Back in 2017, the Indigenous ancestry claims of novelist Joseph Boyden were thrown into serious question following an investigation by the Aboriginal Peoples Television Network.
McCallum said Thursday when identity theft happens inside a university, it is often other Indigenous academics, namely women, who are left to call it out. Students are also affected, often left with anger and a sense of violation.
Reflecting on her own life, the senator says she recalls looking up to her father as a model and compares that sense of admiration to the type pupils have toward their academic mentors.
"Now to find that, 'Well, they're not even Indigenous,' like, what does that do to a person?"
McCallum believes not enough Canadians realize the harm done to others by those who commit Indigenous identity fraud, which she says is made even worse by the fact there are those still fighting for recognition of Indigenous identity under the Indian Act.
Again, the senator reflects on her own life. McCallum says because her husband is non-Indigenous and her daughter was born after 1985, under the system her 10-month old grandson will not be considered status.
So that's another fight she needs to have.

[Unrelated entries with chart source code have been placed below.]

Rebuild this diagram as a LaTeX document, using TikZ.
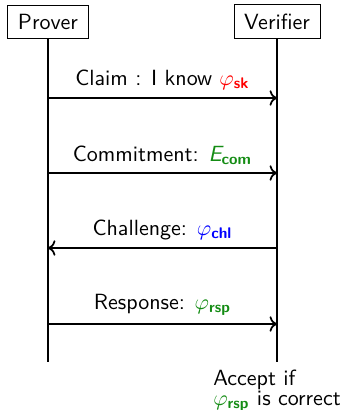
\documentclass[tikz,border=0pt]{standalone}
\usepackage{amsmath}
\usepackage{xcolor}
\usepackage{tikz}
\usetikzlibrary{arrows.meta, positioning, calc}
\definecolor{keygreen}{RGB}{20,140,20}

\begin{document}
\begin{tikzpicture}[x=0.4545pt, y=-0.4545pt, font=\sffamily,
    party/.style={draw, inner xsep=4.6pt, inner ysep=4pt},
    lifeline/.style={thick},
    msg/.style={thick, ->}]
\useasboundingbox (0,0) rectangle (343,410);
% Define message arrows
\def\exchange#1#2#3#4{
    % #1 = y position, #2 = sender, #3 = receiver, #4 = label
    \coordinate (#2-#1) at (#2 |- 0,#1);
    \coordinate (#3-#1) at (#3 |- 0,#1);
    \draw[msg] (#2-#1) -- node[above] {#4} (#3-#1);
}
% Parties and lifelines
\node[party] (prover) at (48,21.5) {Prover};
\node[party] (verifier) at (277,21.5) {Verifier};
\coordinate (prover end) at (prover |- 0,362);
\coordinate (verifier end) at (verifier |- 0,362);
\draw[lifeline] (prover) -- (prover end);
\draw[lifeline] (verifier) -- (verifier end);

% Messages
\exchange{98}{prover}{verifier}{Claim : I know \textcolor{red}{$\varphi_{\textbf{sk}}$}}
\exchange{173}{prover}{verifier}{Commitment: \textcolor{keygreen}{$\textit{E}_{\textbf{com}}$}}
\exchange{248}{verifier}{prover}{Challenge: \textcolor{blue}{$\varphi_{\textbf{chl}}$}}
\exchange{324}{prover}{verifier}{Response: \textcolor{keygreen}{$\varphi_{\textbf{rsp}}$}}

% Verdict
\node[below, align=left] (verdict) at (verifier end) {Accept if\\[-3pt]\textcolor{keygreen}{$\varphi_{\textbf{rsp}}$} is correct};
\end{tikzpicture}
\end{document}
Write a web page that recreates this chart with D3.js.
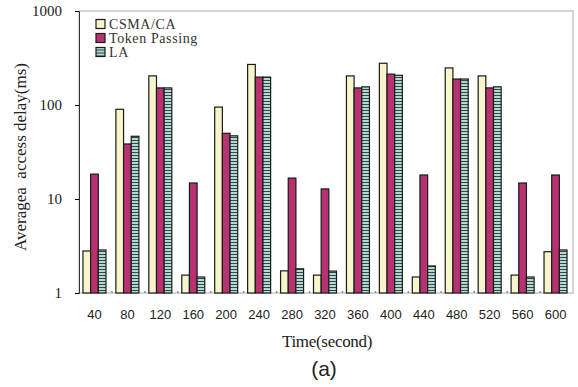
<!DOCTYPE html>
<html>
<head>
<meta charset="utf-8">
<script src="https://cdn.jsdelivr.net/npm/d3@7"></script>
<style>
  body { margin: 0; background: #fff; }
  svg { display: block; }
</style>
</head>
<body>
<div id="chart"></div>
<script>
// data
var times = ["40","80","120","160","200","240","280","320","360","400","440","480","520","560","600"]
var csma = [2.8, 90, 204, 1.55, 95, 270, 1.72, 1.55, 204, 278, 1.48, 248, 204, 1.55, 2.75]
var token = [18.4, 38.5, 152, 14.8, 50, 198, 16.7, 12.8, 152, 213, 18, 189, 152, 14.8, 18]
var la = [2.87, 46.5, 152, 1.48, 47, 198, 1.81, 1.71, 156, 207, 1.94, 189, 156, 1.48, 2.87]
var seriesNames = ["CSMA/CA", "Token Passing", "LA"]
var yTicks = [1, 10, 100, 1000]

var width = 578, height = 387
var margin = {top: 11, right: 5, bottom: 94, left: 79}

var svg = d3.select("#chart").append("svg")
    .attr("width", width)
    .attr("height", height)

var defs = svg.append("defs")
var pat = defs.append("pattern")
    .attr("id", "stripes")
    .attr("patternUnits", "userSpaceOnUse")
    .attr("width", 8).attr("height", 3)
pat.append("rect").attr("width", 8).attr("height", 3).attr("fill", "#b4d8d0")
pat.append("rect").attr("y", 2).attr("width", 8).attr("height", 1).attr("fill", "#2e4a48")

var fills = ["#f8f5cc", "#b83272", "url(#stripes)"]

var x0 = d3.scaleBand()
    .domain(times)
    .range([margin.left, width - margin.right])

var x1 = d3.scaleBand()
    .domain(seriesNames)
    .range([0, 23])

var y = d3.scaleLog()
    .domain([1, 1000])
    .range([height - margin.bottom, margin.top])

// frame
svg.append("rect")
    .attr("x", margin.left)
    .attr("y", margin.top)
    .attr("width", width - margin.right - margin.left)
    .attr("height", height - margin.bottom - margin.top)
    .attr("fill", "none")
    .attr("stroke", "#c8c8c8")
    .attr("stroke-width", 1.5)

// y axis
var yAxis = svg.append("g")
    .attr("transform", "translate(" + margin.left + ",0)")
    .call(d3.axisLeft(y).tickValues(yTicks).tickFormat(d3.format("d")).tickSize(4))
yAxis.select(".domain").attr("stroke", "#333")
yAxis.selectAll("text")
    .style("font-family", "'Liberation Serif', serif")
    .style("font-size", "15px")
    .attr("x", -17)
    .attr("fill", "#222")

// baseline dots between groups
svg.append("g")
    .selectAll("circle")
    .data(times.slice(1))
    .enter()
    .append("circle")
    .attr("cx", function(d) { return x0(d) })
    .attr("cy", y(1) - 1)
    .attr("r", 0.9)
    .attr("fill", "#888")

var groups = svg.append("g")
    .selectAll("g")
    .data(times)
    .enter()
    .append("g")
    .attr("transform", function(d) {
        return "translate(" + (x0(d) + (x0.bandwidth() - 23) / 2 - 1) + ",0)"
    })

groups.selectAll("rect")
    .data(function(d, i) {
        return [csma[i], token[i], la[i]].map(function(v, k) {
            return {name: seriesNames[k], value: v, k: k}
        })
    })
    .enter()
    .append("rect")
    .attr("x", function(d) { return x1(d.name) })
    .attr("y", function(d) { return y(d.value) })
    .attr("width", x1.bandwidth())
    .attr("height", function(d) { return y(1) - y(d.value) })
    .attr("fill", function(d) { return fills[d.k] })
    .attr("stroke", "#1a1a1a")
    .attr("stroke-width", 1.2)

// x tick labels
svg.append("g")
    .selectAll("text")
    .data(times)
    .enter()
    .append("text")
    .attr("x", function(d) { return x0(d) + x0.bandwidth() / 2 - 1 })
    .attr("y", 319)
    .attr("text-anchor", "middle")
    .style("font-family", "'Liberation Sans', Arial, sans-serif")
    .style("font-size", "13px")
    .attr("fill", "#222")
    .text(function(d) { return d })

// axis titles
svg.append("text")
    .attr("x", 327)
    .attr("y", 347)
    .attr("text-anchor", "middle")
    .style("font-family", "'Liberation Serif', serif")
    .style("font-size", "17px")
    .style("letter-spacing", "-0.3px")
    .attr("fill", "#222")
    .text("Time(second)")

svg.append("text")
    .attr("transform", "translate(26,157) rotate(-90)")
    .attr("text-anchor", "middle")
    .style("font-family", "'Liberation Serif', serif")
    .style("font-size", "17px")
    .style("white-space", "pre")
    .attr("fill", "#222")
    .text("Averagea  access delay(ms)")

svg.append("text")
    .attr("x", 324)
    .attr("y", 376)
    .attr("text-anchor", "middle")
    .style("font-family", "'Liberation Sans', Arial, sans-serif")
    .style("font-size", "21px")
    .attr("fill", "#222")
    .text("(a)")

// legend
var legend = svg.append("g")
    .selectAll("g")
    .data(seriesNames)
    .enter()
    .append("g")
    .attr("transform", function(d, i) { return "translate(96," + (19.5 + i * 14) + ")" })

legend.append("rect")
    .attr("width", 9)
    .attr("height", 9)
    .attr("fill", function(d, i) { return fills[i] })
    .attr("stroke", "#1a1a1a")
    .attr("stroke-width", 1.2)

legend.append("text")
    .attr("x", 13)
    .attr("y", 9)
    .style("font-family", "'Liberation Serif', serif")
    .style("font-size", "14px")
    .style("letter-spacing", "0.6px")
    .attr("fill", "#333")
    .text(function(d) { return d })
</script>
</body>
</html>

"It's at the core of womanhood, that you fight for your community, you fight for your people," she said, her voice shaking with emotion and eyes filled with tears.
"It's so tiring and it's still going on."
McCallum says she doesn't understand what would motivate someone to pretend to have a heritage other than their own.
And having grown up attending residential school for 11 years and experiencing society at a time when many hid their Indigenous identity, she also wonders when being Indigenous started to become acceptable.
"There will always be those people that look into the gaps and … start to use indigeneity as a source of power."